На другой же день этот разговор был передан генералу Рылееву, который поспешил сообщить о нем государю.
Александр II не сделал никакого замечания Шувалову, но втайне решил удалить его от себя и устранить от заведывания охраной.
Вскоре, когда в начале июня 1874 года царь находился в Эмсе, управляющий Третьим отделением прибыл к нему с обычным докладом. Император встретил его сердечными словами:
— Поздравляю тебя, Петр Андреевич.
— Смею спросить, чем вызваны поздравления вашего величества?

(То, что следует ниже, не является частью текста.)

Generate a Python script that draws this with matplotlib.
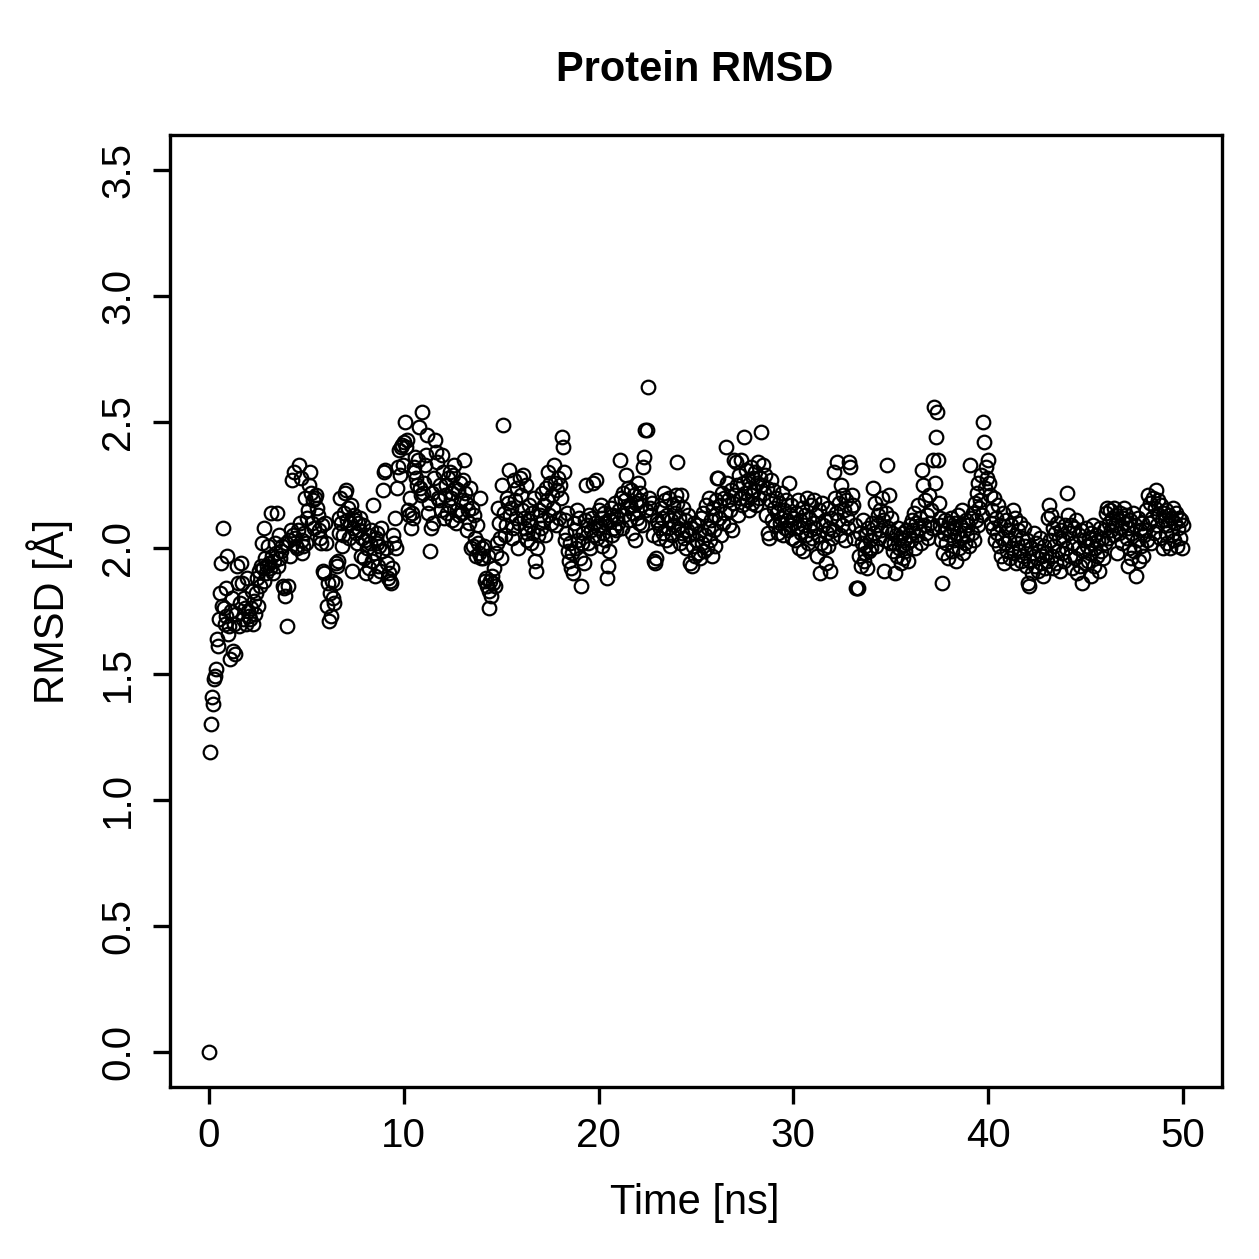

— Я только что тебя назначил своим послом в Лондон.
Несколько сдавленным голосом Шувалов рассыпался в благодарностях. В преемники Шувалову по руководству тайной полицией император назначил не высокопоставленное лицо, какими были Петр Андреевич и его предшественники Бенкендорф, Долгорукий, Орлов, а скромного офицера, генерала Потапова. Он должен был быть при всех обстоятельствах слепым орудием царской воли.
* * *
Александр II был чрезвычайно озабочен судьбой своих незаконных детей. Желая скрыть их происхождение, он приказал их тайно окрестить и из особой предосторожности собственноручно уничтожил акт крещения.
Однако вскоре ему стали ясными все неудобства и унижения, с которыми придется столкнуться его по плоти и по крови детям, если как-нибудь не будет установлено их гражданское положение.
Основные законы империи предоставляли ему неограниченные возможности. 1-я статья этих законов гласила: «Император Всероссийский есть монарх самодержавный и неограниченный. Повиноваться верховной его власти, не токмо за страх, но и за совесть, сам Бог повелевает». А статья 70-я дополняла 1-ю следующим положением: «Высочайший указ, по частному делу последовавший, или особенно на какой-либо род дел состоявшийся, по сему именно делу или роду дел отменяет действия законов общих».
По смыслу этих законов всякое решение, носящее подпись царя, имело силу закона, вне зависимости от того, какие вопросы разрешались царским указом. По общему правилу императорские указы должны бы быть опубликованы Правительствующим сенатом, который, несмотря на свой громкий титул, был лишь судебным учреждением и имел функции пересматривать состоявшееся решение судов, а также опубликовывать законы. Государь, однако, имел право решать, чтобы тот или иной из его указов не был объявляем никому.